— start DATA TO PROCESS —

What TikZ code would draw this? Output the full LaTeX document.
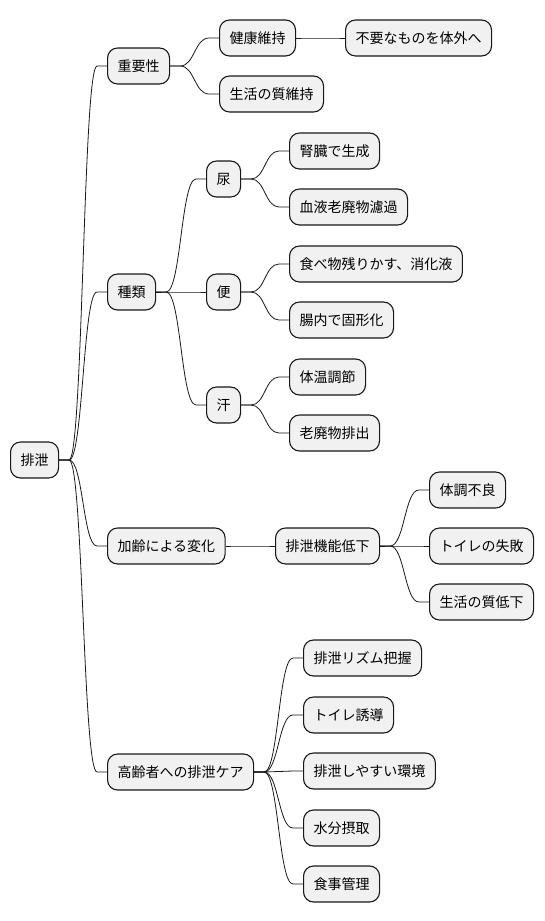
\documentclass[tikz,border=0pt]{standalone}
\usepackage{fontspec}
\setmainfont{Noto Sans CJK JP}
\usetikzlibrary{calc}

\definecolor{boxgray}{HTML}{F1F1F1}
\definecolor{edgeblack}{HTML}{181818}

\tikzset{
	topic/.style={draw=edgeblack, fill=boxgray, line width=1.1pt, rounded corners=10pt,
		minimum height=36pt, inner xsep=10pt, inner ysep=0pt, text height=12pt, text depth=1.5pt,
		anchor=west, font=\fontsize{14}{16}\selectfont},
	limb/.style={draw=edgeblack, line width=0.8pt},
}

\begin{document}
\begin{tikzpicture}[x=1pt,y=-1pt]
	\useasboundingbox (0,0) rectangle (544,921);

	% root
	\node[topic] (root) at (10,460) {排泄};

	% importance
	\node[topic] (imp) at (107,66) {重要性};
	\node[topic] (health) at (219,38) {健康維持};
	\node[topic] (waste) at (345,38) {不要なものを体外へ};
	\node[topic] (qol) at (219,94) {生活の質維持};

	% kinds
	\node[topic] (kinds) at (107,292) {種類};
	\node[topic] (urine) at (206,179) {尿};
	\node[topic] (kidney) at (289,151) {腎臓で生成};
	\node[topic] (filter) at (289,207) {血液老廃物濾過};
	\node[topic] (stool) at (206,292) {便};
	\node[topic] (food) at (289,264) {食べ物残りかす、消化液};
	\node[topic] (solid) at (289,320) {腸内で固形化};
	\node[topic] (sweat) at (206,405) {汗};
	\node[topic] (temp) at (289,377) {体温調節};
	\node[topic] (excr) at (289,433) {老廃物排出};

	% aging
	\node[topic] (aging) at (107,546) {加齢による変化};
	\node[topic] (decline) at (275,546) {排泄機能低下};
	\node[topic] (unwell) at (429,490) {体調不良};
	\node[topic] (fail) at (429,546) {トイレの失敗};
	\node[topic] (qoldown) at (429,602) {生活の質低下};

	% care
	\node[topic] (care) at (107,772) {高齢者への排泄ケア};
	\node[topic] (rhythm) at (303,658) {排泄リズム把握};
	\node[topic] (guide) at (303,715) {トイレ誘導};
	\node[topic] (env) at (303,771) {排泄しやすい環境};
	\node[topic] (water) at (303,828) {水分摂取};
	\node[topic] (meal) at (303,884) {食事管理};

	% branches
	\foreach \a/\b in {root/imp, root/kinds, root/aging, root/care,
		imp/health, imp/qol, health/waste,
		kinds/urine, kinds/stool, kinds/sweat,
		urine/kidney, urine/filter, stool/food, stool/solid, sweat/temp, sweat/excr,
		aging/decline, decline/unwell, decline/fail, decline/qoldown,
		care/rhythm, care/guide, care/env, care/water, care/meal} {
		\draw[limb] let \p1=(\a.east), \p2=(\b.west) in
			(\p1) -- (\x1+10pt,\y1) .. controls ({(\x1+\x2)/2},\y1) and ({(\x1+\x2)/2},\y2) .. (\x2-10pt,\y2) -- (\p2);
	};
\end{tikzpicture}
\end{document}
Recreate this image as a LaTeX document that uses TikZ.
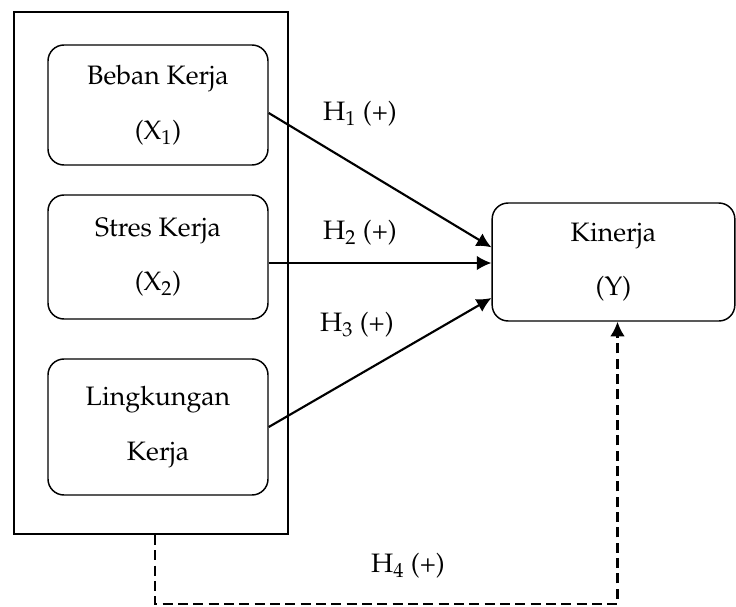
\documentclass[tikz,border=0pt]{standalone}
\usepackage[T1]{fontenc}
\usepackage{mathpazo}
\usepackage{tikz}
\usetikzlibrary{arrows.meta, positioning, calc}

\begin{document}
\begin{tikzpicture}[
  x=0.75pt, y=-0.75pt,
  var/.style={
    draw, rounded corners=12pt, line width=1.1pt,
    minimum width=165pt, align=center,
    font=\fontsize{20}{41}\selectfont
  },
  hyp/.style={font=\fontsize{20}{24}\selectfont},
  arr/.style={-{Latex[length=11pt, width=11pt]}, line width=1.6pt},
  darr/.style={arr, dash pattern=on 7.5pt off 4pt}
]
\useasboundingbox (0,0) rectangle (736,607);

% Independent variables
\node[draw, line width=1.3pt, minimum width=205.5pt, minimum height=391.5pt] (frame) at (151,273) {};
\node[var, minimum height=90pt]  (beban)  at (158,105) {Beban Kerja\\(X\textsubscript{1})};
\node[var, minimum height=93pt]  (stres)  at (158,257) {Stres Kerja\\(X\textsubscript{2})};
\node[var, minimum height=102pt] (lingk)  at (158,427) {Lingkungan\\Kerja};

% Dependent variable
\node[var, minimum width=182pt, minimum height=88.5pt] (kinerja) at (613.5,262) {Kinerja\\(Y)};

% Hypotheses
\draw[arr] ([yshift=-6pt]beban.east) -- ([yshift=11pt]kinerja.west);
\draw[arr] ([yshift=-4.5pt]stres.east) -- ([yshift=-4.5pt]stres.east -| kinerja.west);
\draw[arr] (lingk.east) -- ([yshift=-27pt]kinerja.west);
\draw[darr] ([xshift=3pt]frame.south) -- ++(0,69) -| ([xshift=3pt]kinerja.south);

\node[hyp] (h1) at (360,114) {H\textsubscript{1} (+)};
\node[hyp] (h2) at (360,233) {H\textsubscript{2} (+)};
\node[hyp] (h3) at (357,325) {H\textsubscript{3} (+)};
\node[hyp] (h4) at (408,566) {H\textsubscript{4} (+)};

\end{tikzpicture}
\end{document}
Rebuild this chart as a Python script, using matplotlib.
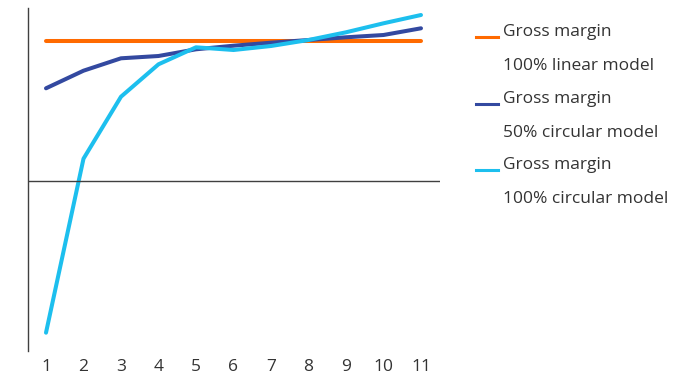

— end DATA TO PROCESS —

Could you repeat all of the material exactly? Pictures should not be copied.

What TikZ code would draw this? Output the full LaTeX document.
\documentclass[tikz,border=0pt]{standalone}
\usepackage{fontspec}
\setmainfont{Noto Sans CJK JP}
\usetikzlibrary{calc}

\definecolor{boxgray}{HTML}{F1F1F1}
\definecolor{edgeblack}{HTML}{181818}

\tikzset{
	topic/.style={draw=edgeblack, fill=boxgray, line width=1.1pt, rounded corners=10pt,
		minimum height=36pt, inner xsep=10pt, inner ysep=0pt, text height=12pt, text depth=1.5pt,
		anchor=west, font=\fontsize{14}{16}\selectfont},
	limb/.style={draw=edgeblack, line width=0.8pt},
}

\begin{document}
\begin{tikzpicture}[x=1pt,y=-1pt]
	\useasboundingbox (0,0) rectangle (544,921);

	% root
	\node[topic] (root) at (10,460) {排泄};

	% importance
	\node[topic] (imp) at (107,66) {重要性};
	\node[topic] (health) at (219,38) {健康維持};
	\node[topic] (waste) at (345,38) {不要なものを体外へ};
	\node[topic] (qol) at (219,94) {生活の質維持};

	% kinds
	\node[topic] (kinds) at (107,292) {種類};
	\node[topic] (urine) at (206,179) {尿};
	\node[topic] (kidney) at (289,151) {腎臓で生成};
	\node[topic] (filter) at (289,207) {血液老廃物濾過};
	\node[topic] (stool) at (206,292) {便};
	\node[topic] (food) at (289,264) {食べ物残りかす、消化液};
	\node[topic] (solid) at (289,320) {腸内で固形化};
	\node[topic] (sweat) at (206,405) {汗};
	\node[topic] (temp) at (289,377) {体温調節};
	\node[topic] (excr) at (289,433) {老廃物排出};

	% aging
	\node[topic] (aging) at (107,546) {加齢による変化};
	\node[topic] (decline) at (275,546) {排泄機能低下};
	\node[topic] (unwell) at (429,490) {体調不良};
	\node[topic] (fail) at (429,546) {トイレの失敗};
	\node[topic] (qoldown) at (429,602) {生活の質低下};

	% care
	\node[topic] (care) at (107,772) {高齢者への排泄ケア};
	\node[topic] (rhythm) at (303,658) {排泄リズム把握};
	\node[topic] (guide) at (303,715) {トイレ誘導};
	\node[topic] (env) at (303,771) {排泄しやすい環境};
	\node[topic] (water) at (303,828) {水分摂取};
	\node[topic] (meal) at (303,884) {食事管理};

	% branches
	\foreach \a/\b in {root/imp, root/kinds, root/aging, root/care,
		imp/health, imp/qol, health/waste,
		kinds/urine, kinds/stool, kinds/sweat,
		urine/kidney, urine/filter, stool/food, stool/solid, sweat/temp, sweat/excr,
		aging/decline, decline/unwell, decline/fail, decline/qoldown,
		care/rhythm, care/guide, care/env, care/water, care/meal} {
		\draw[limb] let \p1=(\a.east), \p2=(\b.west) in
			(\p1) -- (\x1+10pt,\y1) .. controls ({(\x1+\x2)/2},\y1) and ({(\x1+\x2)/2},\y2) .. (\x2-10pt,\y2) -- (\p2);
	};
\end{tikzpicture}
\end{document}
Recreate this image as a LaTeX document that uses TikZ.
\documentclass[tikz,border=0pt]{standalone}
\usepackage[T1]{fontenc}
\usepackage{mathpazo}
\usepackage{tikz}
\usetikzlibrary{arrows.meta, positioning, calc}

\begin{document}
\begin{tikzpicture}[
  x=0.75pt, y=-0.75pt,
  var/.style={
    draw, rounded corners=12pt, line width=1.1pt,
    minimum width=165pt, align=center,
    font=\fontsize{20}{41}\selectfont
  },
  hyp/.style={font=\fontsize{20}{24}\selectfont},
  arr/.style={-{Latex[length=11pt, width=11pt]}, line width=1.6pt},
  darr/.style={arr, dash pattern=on 7.5pt off 4pt}
]
\useasboundingbox (0,0) rectangle (736,607);

% Independent variables
\node[draw, line width=1.3pt, minimum width=205.5pt, minimum height=391.5pt] (frame) at (151,273) {};
\node[var, minimum height=90pt]  (beban)  at (158,105) {Beban Kerja\\(X\textsubscript{1})};
\node[var, minimum height=93pt]  (stres)  at (158,257) {Stres Kerja\\(X\textsubscript{2})};
\node[var, minimum height=102pt] (lingk)  at (158,427) {Lingkungan\\Kerja};

% Dependent variable
\node[var, minimum width=182pt, minimum height=88.5pt] (kinerja) at (613.5,262) {Kinerja\\(Y)};

% Hypotheses
\draw[arr] ([yshift=-6pt]beban.east) -- ([yshift=11pt]kinerja.west);
\draw[arr] ([yshift=-4.5pt]stres.east) -- ([yshift=-4.5pt]stres.east -| kinerja.west);
\draw[arr] (lingk.east) -- ([yshift=-27pt]kinerja.west);
\draw[darr] ([xshift=3pt]frame.south) -- ++(0,69) -| ([xshift=3pt]kinerja.south);

\node[hyp] (h1) at (360,114) {H\textsubscript{1} (+)};
\node[hyp] (h2) at (360,233) {H\textsubscript{2} (+)};
\node[hyp] (h3) at (357,325) {H\textsubscript{3} (+)};
\node[hyp] (h4) at (408,566) {H\textsubscript{4} (+)};

\end{tikzpicture}
\end{document}
Rebuild this chart as a Python script, using matplotlib.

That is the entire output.